NIGHT OF THE DEE-MON
It was time to catch up on any Dee Wallace movie appearances I missed, and Prime came through with three of them—one featuring Dee in a starring role so juicy it scored a place in my collection.
CURSE OF THE WEEPING WOMAN: J-OK’EL (2007)
Unless you can guarantee your movie kicks ass, you should steer clear of having the word “joke” embedded in your title.
It’s not that this film is a joke, it just doesn’t have any punch (line). I feel like I blogged about a film based on the same legend in the past year—a woman who drowns her children by the water and now haunts the lake, crying over the loss.
In this film a cute guy comes to his mother’s home in Mexico after his young half-sister disappears. His mother is Dee Wallace, and here she’s no E.T. mom—she’s cold and distant with her son.
Despite her asking him to leave, he sets out to find his sister, and is soon embroiled in loads of talk as he meets the locals and tries to unravel the mystery of who is abducting kids in town.
We very rarely get to see a silhouette or fleeting glimpse of the woman with creepy hands.
Seriously, barely anything intriguing happens here, nor does anything scary.
Only after the main guy goes to the legendary lake at the end does the twist add a little excitement, but you’ll probably figure out what’s going on by the time you get there.
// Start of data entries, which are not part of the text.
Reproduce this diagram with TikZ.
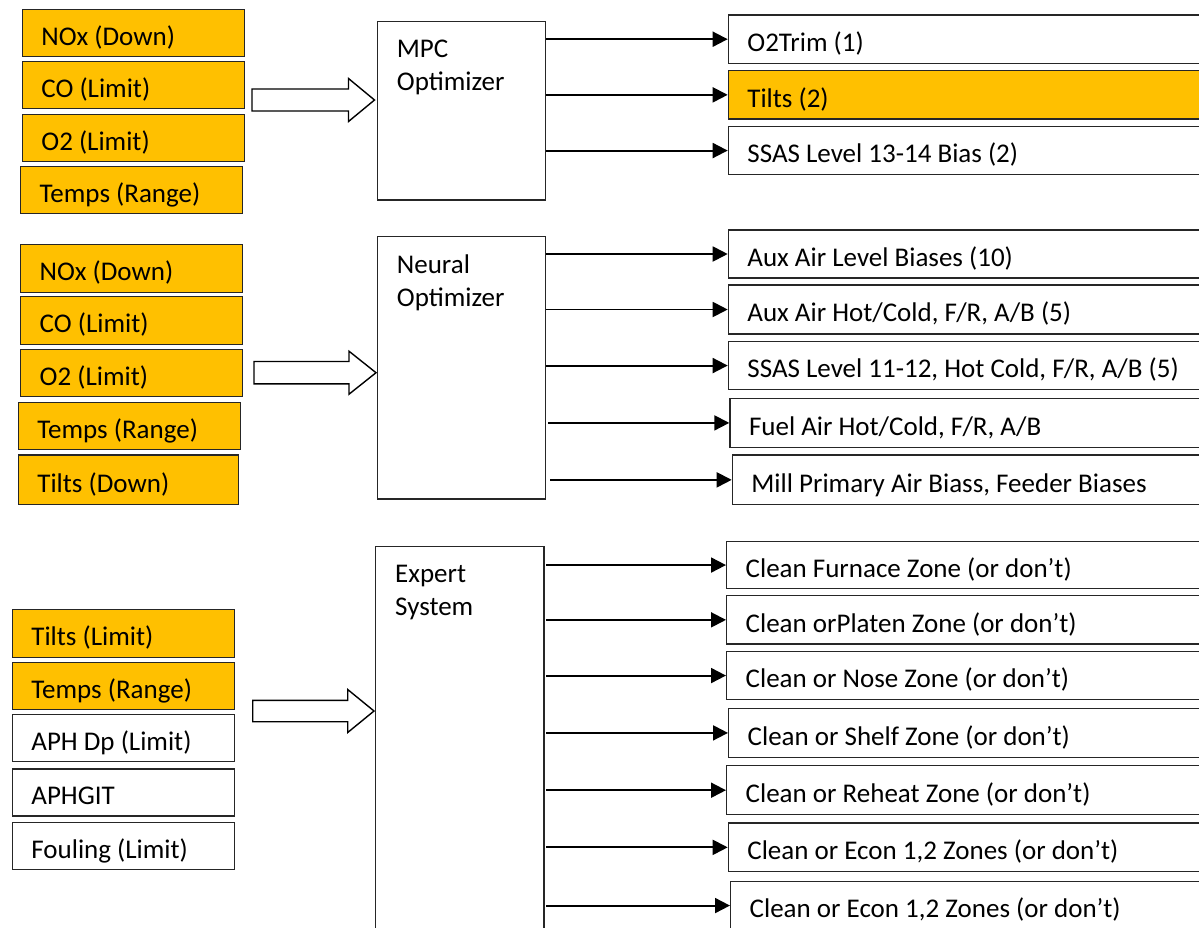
\documentclass[tikz,border=0pt]{standalone}
\usepackage{fontspec}
\setmainfont{Carlito}
\usetikzlibrary{arrows.meta}
\definecolor{gold}{HTML}{FFC000}
\definecolor{edge}{HTML}{262626}
\tikzset{
  box/.style={draw=edge, line width=1.4pt, anchor=north west, inner xsep=19pt, inner ysep=0pt,
    text height=27pt, text depth=2.6pt, font=\fontsize{27}{33}\selectfont, minimum height=48pt,
    execute at begin node={\spaceskip=0.226em plus 0.05em minus 0.02em\relax}},
  hot/.style={box, fill=gold},
  cold/.style={box, fill=white},
  lbox/.style={text width=184pt},
  rbox/.style={text width=500pt},
  engine/.style={draw=edge, line width=1.4pt, anchor=north west, inner sep=0pt, minimum width=168.3pt, fill=white},
  elabel/.style={anchor=north west, inner sep=0pt, align=left, font=\fontsize{27}{33}\selectfont, xshift=20pt, yshift=-19pt},
  arr/.style={line width=1.9pt, draw=black, -{Triangle[length=15pt,width=15pt]}},
  blockarr/.style={draw=black, line width=1.4pt, fill=white, line join=miter},
}
\begin{document}
\begin{tikzpicture}[x=1pt, y=-1pt]
\fill[white] (0,0) rectangle (1199,927);
\clip (0,0) rectangle (1199,927);

% ---------- MPC group ----------
\node[hot, lbox, minimum height=46.7pt] (i1a) at (21.7,9) {NOx (Down)};
\node[hot, lbox, minimum height=47pt] (i1b) at (21.7,61) {CO (Limit)};
\node[hot, lbox, minimum height=46.7pt] (i1c) at (21.7,114) {O2 (Limit)};
\node[hot, lbox, minimum height=47pt] (i1d) at (20,166) {Temps (Range)};
\node[engine, minimum height=178.6pt, label={[elabel]north west:{MPC\\Optimizer}}] (mpc) at (376.7,20.7) {};
\node[cold, rbox, minimum height=48.4pt] (o1a) at (727.7,14.3) {O2Trim (1)};
\node[hot, rbox, minimum height=48.3pt] (o1b) at (727.7,70) {Tilts (2)};
\node[cold, rbox, minimum height=48.3pt] (o1c) at (727.7,125.7) {SSAS Level 13-14 Bias (2)};

\coordinate (t1) at (374.5,100);
\draw[blockarr] (t1) -- ++(-26,-21.5) -- ++(0,10.5) -- ++(-96.5,0) -- ++(0,22) -- ++(96.5,0) -- ++(0,10.5) -- cycle;
\foreach \o in {o1a,o1b,o1c} \draw[arr] (mpc.east |- \o.west) -- (\o.west);

% ---------- Neural group ----------
\node[hot, lbox, minimum height=47.7pt] (i2a) at (20,244) {NOx (Down)};
\node[hot, lbox, minimum height=48pt] (i2b) at (20,296) {CO (Limit)};
\node[hot, lbox, minimum height=47pt] (i2c) at (20,349) {O2 (Limit)};
\node[hot, lbox, minimum height=47.3pt] (i2d) at (17.7,401.7) {Temps (Range)};
\node[hot, lbox, minimum height=49.7pt, text width=182pt] (i2e) at (17.7,454.3) {Tilts (Down)};
\node[engine, minimum height=262.6pt, label={[elabel]north west:{Neural\\Optimizer}}] (nn) at (376.7,235.7) {};
\node[cold, rbox, minimum height=48pt] (o2a) at (727.7,229.3) {Aux Air Level Biases (10)};
\node[cold, rbox, minimum height=49pt] (o2b) at (727.7,284.3) {Aux Air Hot/Cold, F/R, A/B (5)};
\node[cold, rbox, minimum height=48.3pt] (o2c) at (727.7,340.7) {SSAS Level 11-12, Hot Cold, F/R, A/B (5)};
\node[cold, rbox, minimum height=49pt] (o2d) at (729.3,397.7) {Fuel Air Hot/Cold, F/R, A/B};
\node[cold, rbox, minimum height=49.7pt] (o2e) at (731.7,454.3) {Mill Primary Air Biass, Feeder Biases};

\coordinate (t2) at (376,372.7);
\draw[blockarr] (t2) -- ++(-27,-21.5) -- ++(0,10.3) -- ++(-95,0) -- ++(0,22.4) -- ++(95,0) -- ++(0,10.3) -- cycle;
\foreach \o in {o2a,o2b,o2c} \draw[arr] (nn.east |- \o.west) -- (\o.west);
\draw[arr] ([xshift=2pt]nn.east |- o2d.west) -- (o2d.west);
\draw[arr] ([xshift=4pt]nn.east |- o2e.west) -- (o2e.west);

% ---------- Expert group ----------
\node[hot, lbox, minimum height=47.7pt] (i3a) at (11.7,609) {Tilts (Limit)};
\node[hot, lbox, minimum height=47.3pt] (i3b) at (11.7,661.7) {Temps (Range)};
\node[cold, lbox, minimum height=47pt] (i3c) at (11.7,714) {APH Dp (Limit)};
\node[cold, lbox, minimum height=47pt] (i3d) at (11.7,768.3) {APHGIT};
\node[cold, lbox, minimum height=47.3pt] (i3e) at (11.7,821.7) {Fouling (Limit)};
\node[engine, minimum height=500pt, label={[elabel]north west:{Expert\\System}}] (es) at (375,545.7) {};
\node[cold, rbox, minimum height=46.7pt] (o3a) at (726,541) {Clean Furnace Zone (or don’t)};
\node[cold, rbox, minimum height=48.3pt] (o3b) at (726,595) {Clean orPlaten Zone (or don’t)};
\node[cold, rbox, minimum height=48.3pt] (o3c) at (726,650.7) {Clean or Nose Zone (or don’t)};
\node[cold, rbox, minimum height=49pt] (o3d) at (728,707.7) {Clean or Shelf Zone (or don’t)};
\node[cold, rbox, minimum height=49pt] (o3e) at (726,765) {Clean or Reheat Zone (or don’t)};
\node[cold, rbox, minimum height=48.7pt] (o3f) at (727.7,822.3) {Clean or Econ 1,2 Zones (or don’t)};
\node[cold, rbox, minimum height=48.3pt] (o3g) at (730,880.7) {Clean or Econ 1,2 Zones (or don’t)};

\coordinate (t3) at (374,711);
\draw[blockarr] (t3) -- ++(-26.3,-21.5) -- ++(0,10.8) -- ++(-95,0) -- ++(0,21.4) -- ++(95,0) -- ++(0,10.8) -- cycle;
\foreach \o in {o3a,o3b,o3c,o3d,o3e,o3f,o3g} \draw[arr] ([xshift=1.7pt]es.east |- \o.west) -- (\o.west);
\end{tikzpicture}
\end{document}
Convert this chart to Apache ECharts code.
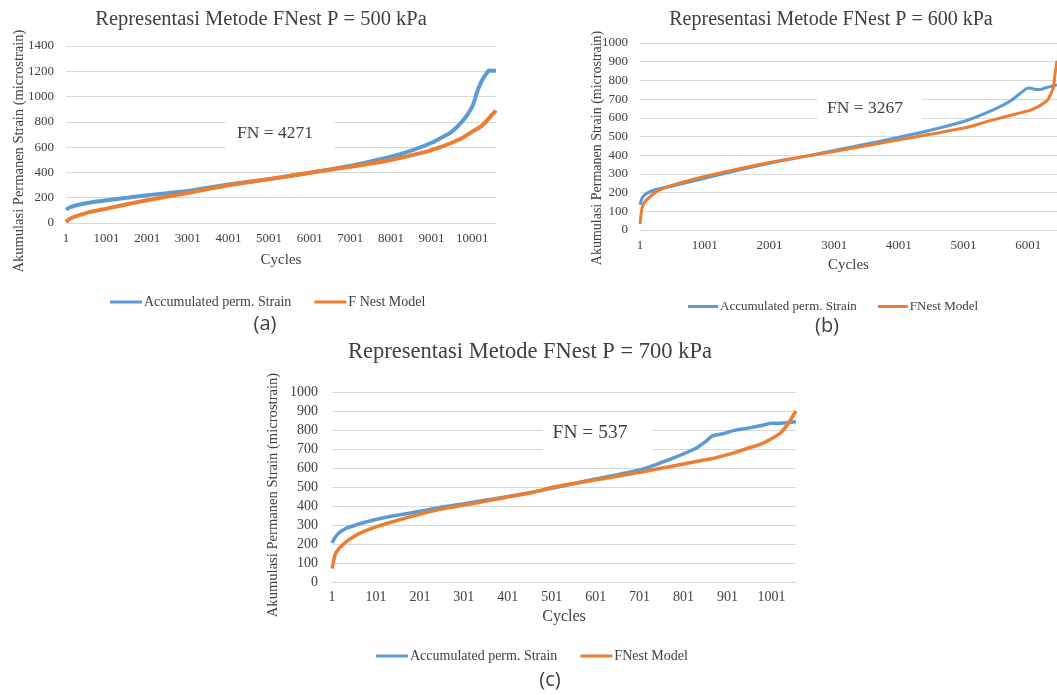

HAUNTING OF CELLBLOCK 11 (2014)
This is Dee’s smallest role of the three films, but she once again gets to be something other than the mom hero.
She plays a totally bitchy TV producer in what is the most humorous scene in this otherwise serious ghost flick.
But the film stands on its own even after Dee is done doing her thing. Haunting of Cellblock 11 makes the brilliant decision not to be a found footage film despite ghost hunters filming at an old prison for a TV show.
It’s such a relief to not have the characters filming every single pointless moment of their trip to the prison. The only camera POV scenes happen when they’re filming or watching on their monitors.
The plot is pretty cliché, with the group getting background about a crazy doctor that did horrible experiments on inmates. I’d say yawn, but at least this guy also raped them.
There’s a creepy ghost inmate who is also vicious and does some possessing as well, so the scary parts are a lot of fun. Plus, the ending is deliciously devious.
Yet since it’s so well done, the film feels like it could have used more scares, action, and victims! When all is said and done, you want more! Seriously, it feels underdeveloped because it does everything right and isn’t just another poor man’s found footage haunting flick.
HANSEL & GRETEL (2013)
Anthony C. Ferrante, director of BOO!, Headless Horseman, and alł the Sharknado films never fails to entertain, but he definitely scored highest for me with this one.
Forget the recent Dee leading role in Red Christmas. Ferrante, who had Dee make an appearance in BOO! years ago, taps her again for this one, giving her the opportunity to soar above her dastardly performance in The Frighteners. Dee goes from 0 to 100 throughout this film.
Cujo, is that you?
All you really have to get past is the fact that there are two contemporary 20-somethings named Hansel and Gretel.
Gretel works for Mrs. Claus…I mean…Dee at her Gingerbread House sweets shop.
Her cute brother Hansel storms out after their dad announces he’s remarrying. Gretel chases after him, and the pair ends up crashing at Dee’s house in the woods.
Pretty soon the horrors begin, and Hansel and Gretel discover they’re dead meat if they don’t escape the house. Actually, dead, cooked, eaten meat!
Gore, murder, witchery, and Dee at the top of her game made this an instant buy for me.